→ **Stated goal**
Every line of the material is to be quoted verbatim, minus the pictures.

"""

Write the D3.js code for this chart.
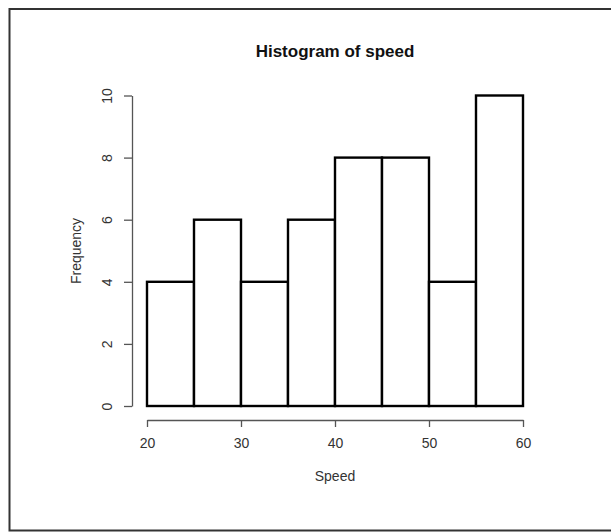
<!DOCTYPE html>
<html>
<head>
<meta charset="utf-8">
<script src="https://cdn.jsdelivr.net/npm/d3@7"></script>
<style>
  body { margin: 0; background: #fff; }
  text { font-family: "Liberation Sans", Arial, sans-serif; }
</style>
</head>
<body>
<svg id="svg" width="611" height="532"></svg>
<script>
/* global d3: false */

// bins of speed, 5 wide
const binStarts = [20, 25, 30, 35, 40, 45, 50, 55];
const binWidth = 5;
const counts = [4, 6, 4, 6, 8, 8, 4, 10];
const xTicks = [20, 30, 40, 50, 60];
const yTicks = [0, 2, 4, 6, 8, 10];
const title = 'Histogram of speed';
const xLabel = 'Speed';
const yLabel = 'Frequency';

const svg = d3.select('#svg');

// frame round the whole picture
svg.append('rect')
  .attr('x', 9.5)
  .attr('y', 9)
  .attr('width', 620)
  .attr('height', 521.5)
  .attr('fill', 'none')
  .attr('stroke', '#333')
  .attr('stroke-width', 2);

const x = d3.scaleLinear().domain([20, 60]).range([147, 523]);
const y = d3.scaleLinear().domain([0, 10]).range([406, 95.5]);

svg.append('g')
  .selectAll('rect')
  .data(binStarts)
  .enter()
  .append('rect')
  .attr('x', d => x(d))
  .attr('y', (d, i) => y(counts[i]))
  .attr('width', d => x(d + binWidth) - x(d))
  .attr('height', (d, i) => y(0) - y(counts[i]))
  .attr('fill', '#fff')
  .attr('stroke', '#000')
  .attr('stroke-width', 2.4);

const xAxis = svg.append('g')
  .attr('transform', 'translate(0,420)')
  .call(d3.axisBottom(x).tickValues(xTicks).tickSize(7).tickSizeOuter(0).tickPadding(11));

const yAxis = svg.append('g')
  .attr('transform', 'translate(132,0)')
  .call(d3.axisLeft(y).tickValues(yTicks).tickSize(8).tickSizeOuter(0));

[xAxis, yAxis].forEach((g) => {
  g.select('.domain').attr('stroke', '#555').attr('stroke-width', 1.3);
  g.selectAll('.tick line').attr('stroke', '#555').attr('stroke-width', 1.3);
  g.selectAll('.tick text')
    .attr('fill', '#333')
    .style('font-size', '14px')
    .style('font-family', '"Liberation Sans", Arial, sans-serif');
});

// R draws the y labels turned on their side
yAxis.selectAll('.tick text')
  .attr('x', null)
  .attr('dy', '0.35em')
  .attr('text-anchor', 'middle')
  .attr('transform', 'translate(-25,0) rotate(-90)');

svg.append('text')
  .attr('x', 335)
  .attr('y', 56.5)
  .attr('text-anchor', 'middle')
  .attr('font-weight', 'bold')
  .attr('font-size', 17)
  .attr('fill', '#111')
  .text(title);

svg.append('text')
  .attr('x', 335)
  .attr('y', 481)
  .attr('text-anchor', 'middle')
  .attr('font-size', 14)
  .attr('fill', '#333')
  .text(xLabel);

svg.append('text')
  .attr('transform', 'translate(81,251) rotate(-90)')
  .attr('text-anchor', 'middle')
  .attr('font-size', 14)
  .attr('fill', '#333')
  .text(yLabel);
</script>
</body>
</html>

"""

→ **Result**
Write the D3.js code for this chart.
<!DOCTYPE html>
<html>
<head>
<meta charset="utf-8">
<script src="https://cdn.jsdelivr.net/npm/d3@7"></script>
<style>
  body { margin: 0; background: #fff; }
  text { font-family: "Liberation Sans", Arial, sans-serif; }
</style>
</head>
<body>
<svg id="svg" width="611" height="532"></svg>
<script>
/* global d3: false */

// bins of speed, 5 wide
const binStarts = [20, 25, 30, 35, 40, 45, 50, 55];
const binWidth = 5;
const counts = [4, 6, 4, 6, 8, 8, 4, 10];
const xTicks = [20, 30, 40, 50, 60];
const yTicks = [0, 2, 4, 6, 8, 10];
const title = 'Histogram of speed';
const xLabel = 'Speed';
const yLabel = 'Frequency';

const svg = d3.select('#svg');

// frame round the whole picture
svg.append('rect')
  .attr('x', 9.5)
  .attr('y', 9)
  .attr('width', 620)
  .attr('height', 521.5)
  .attr('fill', 'none')
  .attr('stroke', '#333')
  .attr('stroke-width', 2);

const x = d3.scaleLinear().domain([20, 60]).range([147, 523]);
const y = d3.scaleLinear().domain([0, 10]).range([406, 95.5]);

svg.append('g')
  .selectAll('rect')
  .data(binStarts)
  .enter()
  .append('rect')
  .attr('x', d => x(d))
  .attr('y', (d, i) => y(counts[i]))
  .attr('width', d => x(d + binWidth) - x(d))
  .attr('height', (d, i) => y(0) - y(counts[i]))
  .attr('fill', '#fff')
  .attr('stroke', '#000')
  .attr('stroke-width', 2.4);

const xAxis = svg.append('g')
  .attr('transform', 'translate(0,420)')
  .call(d3.axisBottom(x).tickValues(xTicks).tickSize(7).tickSizeOuter(0).tickPadding(11));

const yAxis = svg.append('g')
  .attr('transform', 'translate(132,0)')
  .call(d3.axisLeft(y).tickValues(yTicks).tickSize(8).tickSizeOuter(0));

[xAxis, yAxis].forEach((g) => {
  g.select('.domain').attr('stroke', '#555').attr('stroke-width', 1.3);
  g.selectAll('.tick line').attr('stroke', '#555').attr('stroke-width', 1.3);
  g.selectAll('.tick text')
    .attr('fill', '#333')
    .style('font-size', '14px')
    .style('font-family', '"Liberation Sans", Arial, sans-serif');
});

// R draws the y labels turned on their side
yAxis.selectAll('.tick text')
  .attr('x', null)
  .attr('dy', '0.35em')
  .attr('text-anchor', 'middle')
  .attr('transform', 'translate(-25,0) rotate(-90)');

svg.append('text')
  .attr('x', 335)
  .attr('y', 56.5)
  .attr('text-anchor', 'middle')
  .attr('font-weight', 'bold')
  .attr('font-size', 17)
  .attr('fill', '#111')
  .text(title);

svg.append('text')
  .attr('x', 335)
  .attr('y', 481)
  .attr('text-anchor', 'middle')
  .attr('font-size', 14)
  .attr('fill', '#333')
  .text(xLabel);

svg.append('text')
  .attr('transform', 'translate(81,251) rotate(-90)')
  .attr('text-anchor', 'middle')
  .attr('font-size', 14)
  .attr('fill', '#333')
  .text(yLabel);
</script>
</body>
</html>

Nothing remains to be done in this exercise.